▼

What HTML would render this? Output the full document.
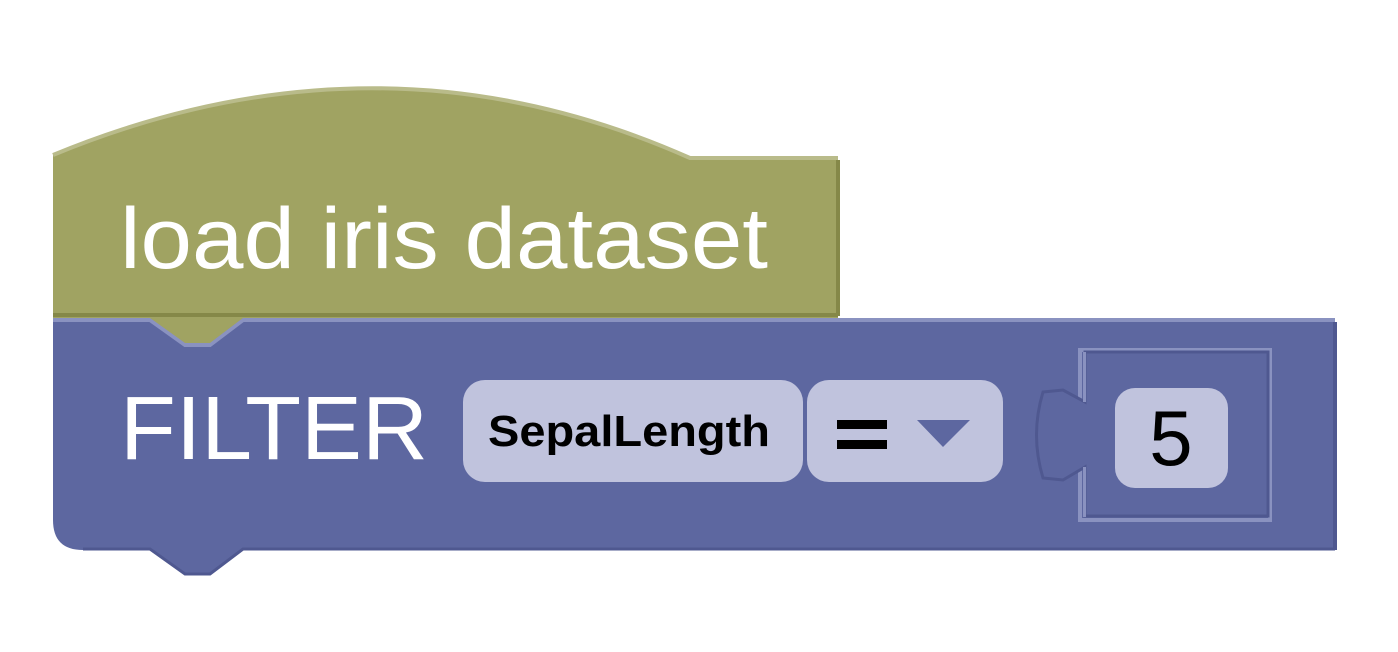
<!DOCTYPE html>
<html><head><meta charset="utf-8"><style>
html,body{margin:0;padding:0;background:#fff;width:1398px;height:652px;overflow:hidden}
svg{display:block}
</style></head><body>
<svg width="1398" height="652" viewBox="0 0 1398 652" xmlns="http://www.w3.org/2000/svg">
<!-- green block -->
<path d="M53,155 Q380,20 690,158 L838,158 L838,318 L53,318 Z" fill="#a0a362"/>
<path d="M53,155 Q380,20 690,158 L838,158" fill="none" stroke="#b9bb8a" stroke-width="4"/>
<line x1="838" y1="160" x2="838" y2="316" stroke="#858848" stroke-width="4"/>
<line x1="53" y1="315" x2="838" y2="315" stroke="#858848" stroke-width="4"/>
<text x="120" y="268" font-family="Liberation Sans, sans-serif" font-size="86" fill="#fff" textLength="648" lengthAdjust="spacingAndGlyphs">load iris dataset</text>
<!-- blue block -->
<path d="M53,320 L150,320 L185,345 L210,345 L243,320 L1335,320 L1335,550 L243,550 L210,575 L185,575 L150,550 L83,550 Q53,550 53,520 Z" fill="#5d67a0"/>
<path d="M53,320 L150,320 L185,345 L210,345 L243,320 L1335,320" fill="none" stroke="#8a92c0" stroke-width="4"/>
<!-- green notch overlapping -->
<path d="M150,318 L185,343 L210,343 L243,318 Z" fill="#a0a362"/>
<path d="M150,320 L185,345 L210,345 L243,320" fill="none" stroke="#8a92c0" stroke-width="3"/>
<line x1="1335" y1="322" x2="1335" y2="550" stroke="#4f5890" stroke-width="4"/>
<path d="M83,549 L150,549 L185,574 L210,574 L243,549 L1335,549" fill="none" stroke="#4f5890" stroke-width="3"/>
<text x="120" y="459" font-family="Liberation Sans, sans-serif" font-size="90" fill="#fff" textLength="308" lengthAdjust="spacingAndGlyphs">FILTER</text>
<!-- fields -->
<rect x="463" y="380" width="340" height="102" rx="22" fill="#c0c3dd"/>
<text x="488" y="446" font-family="Liberation Sans, sans-serif" font-weight="bold" font-size="44" fill="#000" textLength="282" lengthAdjust="spacingAndGlyphs">SepalLength</text>
<rect x="807" y="380" width="196" height="102" rx="22" fill="#c0c3dd"/>
<rect x="837" y="420" width="50" height="9" fill="#000"/>
<rect x="837" y="440" width="50" height="9" fill="#000"/>
<path d="M917,420 L970,420 L943,447 Z" fill="#5d67a0"/>
<!-- input socket -->
<rect x="1080" y="350" width="190" height="170" fill="none" stroke="#8a92c0" stroke-width="4"/>
<path d="M1085,352 L1268,352 L1268,516 L1085,516 L1085,467 L1063,480 L1043,478 Q1030,435 1043,392 L1063,390 L1085,402 Z" fill="#5d67a0" stroke="#4f5890" stroke-width="3"/>
<rect x="1083" y="352" width="3" height="50" fill="#8a92c0"/>
<rect x="1083" y="467" width="3" height="50" fill="#8a92c0"/>
<rect x="1115" y="388" width="113" height="100" rx="20" fill="#c0c3dd"/>
<text x="1171" y="465" text-anchor="middle" font-family="Liberation Sans, sans-serif" font-size="78" fill="#000">5</text>
</svg>
</body></html>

▲

> Work to be completed
Repeat the full listing above exactly, with no pictures in the copy.

> Solution to this problem
What HTML would render this? Output the full document.
<!DOCTYPE html>
<html><head><meta charset="utf-8"><style>
html,body{margin:0;padding:0;background:#fff;width:1398px;height:652px;overflow:hidden}
svg{display:block}
</style></head><body>
<svg width="1398" height="652" viewBox="0 0 1398 652" xmlns="http://www.w3.org/2000/svg">
<!-- green block -->
<path d="M53,155 Q380,20 690,158 L838,158 L838,318 L53,318 Z" fill="#a0a362"/>
<path d="M53,155 Q380,20 690,158 L838,158" fill="none" stroke="#b9bb8a" stroke-width="4"/>
<line x1="838" y1="160" x2="838" y2="316" stroke="#858848" stroke-width="4"/>
<line x1="53" y1="315" x2="838" y2="315" stroke="#858848" stroke-width="4"/>
<text x="120" y="268" font-family="Liberation Sans, sans-serif" font-size="86" fill="#fff" textLength="648" lengthAdjust="spacingAndGlyphs">load iris dataset</text>
<!-- blue block -->
<path d="M53,320 L150,320 L185,345 L210,345 L243,320 L1335,320 L1335,550 L243,550 L210,575 L185,575 L150,550 L83,550 Q53,550 53,520 Z" fill="#5d67a0"/>
<path d="M53,320 L150,320 L185,345 L210,345 L243,320 L1335,320" fill="none" stroke="#8a92c0" stroke-width="4"/>
<!-- green notch overlapping -->
<path d="M150,318 L185,343 L210,343 L243,318 Z" fill="#a0a362"/>
<path d="M150,320 L185,345 L210,345 L243,320" fill="none" stroke="#8a92c0" stroke-width="3"/>
<line x1="1335" y1="322" x2="1335" y2="550" stroke="#4f5890" stroke-width="4"/>
<path d="M83,549 L150,549 L185,574 L210,574 L243,549 L1335,549" fill="none" stroke="#4f5890" stroke-width="3"/>
<text x="120" y="459" font-family="Liberation Sans, sans-serif" font-size="90" fill="#fff" textLength="308" lengthAdjust="spacingAndGlyphs">FILTER</text>
<!-- fields -->
<rect x="463" y="380" width="340" height="102" rx="22" fill="#c0c3dd"/>
<text x="488" y="446" font-family="Liberation Sans, sans-serif" font-weight="bold" font-size="44" fill="#000" textLength="282" lengthAdjust="spacingAndGlyphs">SepalLength</text>
<rect x="807" y="380" width="196" height="102" rx="22" fill="#c0c3dd"/>
<rect x="837" y="420" width="50" height="9" fill="#000"/>
<rect x="837" y="440" width="50" height="9" fill="#000"/>
<path d="M917,420 L970,420 L943,447 Z" fill="#5d67a0"/>
<!-- input socket -->
<rect x="1080" y="350" width="190" height="170" fill="none" stroke="#8a92c0" stroke-width="4"/>
<path d="M1085,352 L1268,352 L1268,516 L1085,516 L1085,467 L1063,480 L1043,478 Q1030,435 1043,392 L1063,390 L1085,402 Z" fill="#5d67a0" stroke="#4f5890" stroke-width="3"/>
<rect x="1083" y="352" width="3" height="50" fill="#8a92c0"/>
<rect x="1083" y="467" width="3" height="50" fill="#8a92c0"/>
<rect x="1115" y="388" width="113" height="100" rx="20" fill="#c0c3dd"/>
<text x="1171" y="465" text-anchor="middle" font-family="Liberation Sans, sans-serif" font-size="78" fill="#000">5</text>
</svg>
</body></html>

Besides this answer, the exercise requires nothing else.